Prime Minister Dr Mahathir Mohamad met with Johor Menteri Besar Dr Sahruddin Jamal in Putrajaya this morning.
This is the first time the two have met after the Bersatu assemblyperson was sworn-in as menteri besar over the weekend.
Photographs of the meeting were uploaded on Mahathir's Twitter account.
Malaysiakini learned the 30-minute meeting at the Prime Minister's Office started at 8.30am.
The meeting comes amid speculation that state executive councillors Tan Hong Pin (DAP) and Mazlan Bujang (Bersatu) would be dropped.
The two, like Mahathir, are said to be not in the Johor palace's good books.
Mazlan has not commented on the matter, whereas Tan said he would leave his fate in the hands of the DAP leadership.
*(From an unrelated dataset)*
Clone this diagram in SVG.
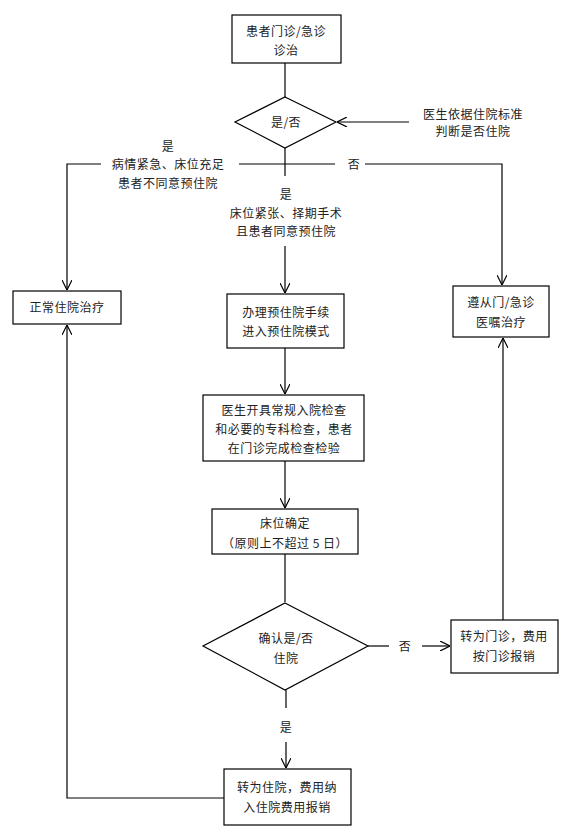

In a Facebook posting yesterday, Tan said the spirit of constitutional monarchy must be upheld, but stressed the importance of ensuring future generations of Malaysians “live in dignity and are not bullied by the oligarchy.”
A day before Shahrudin was sworn in, Johor ruler Sultan Ibrahim Sultan Iskandar reportedly set a pre-condition for the incoming menteri besar – reshuffle the exco.
Prior to this, Mahathir had locked horns with the ruler and crown prince Tunku Ismail Sultan Ibrahim on who had the right to decide the next menteri besar.
Tunku Ismail said it is the prerogative of the sultan but Mahathir argued otherwise, pointing out that the decision lay with the party which has the majority in the state legislative assembly.
Following this, Sultan Ibrahim cautioned “certain parties” against meddling in Johor's affairs because the “sovereign state still has a sultan."
Responding to this, Mahathir said Malaysia would cease to be a democratic nation if rulers decide who becomes prime minister or menteri besar.
Prior to the menteri besar issue, the prime minister and the Johor palace were at loggerheads over Putrajaya ratifying the Rome Statute of the International Criminal Court (ICC).
Tunku Ismail had opposed Putrajaya inking the Rome Statute, claiming it would pose a threat to the Yang di-Pertuan Agong, the position of the Malays and Islam.
After announcing Malaysia's withdrawal from the Rome Statute, Mahathir blamed the decision on a particular person whom he accused of sowing confusion over the matter.
According to the premier, this person wanted to be “free to beat up people and things like that.”
“If he beats up people again, I will send the police to arrest him. I don’t care who he is,” he had added.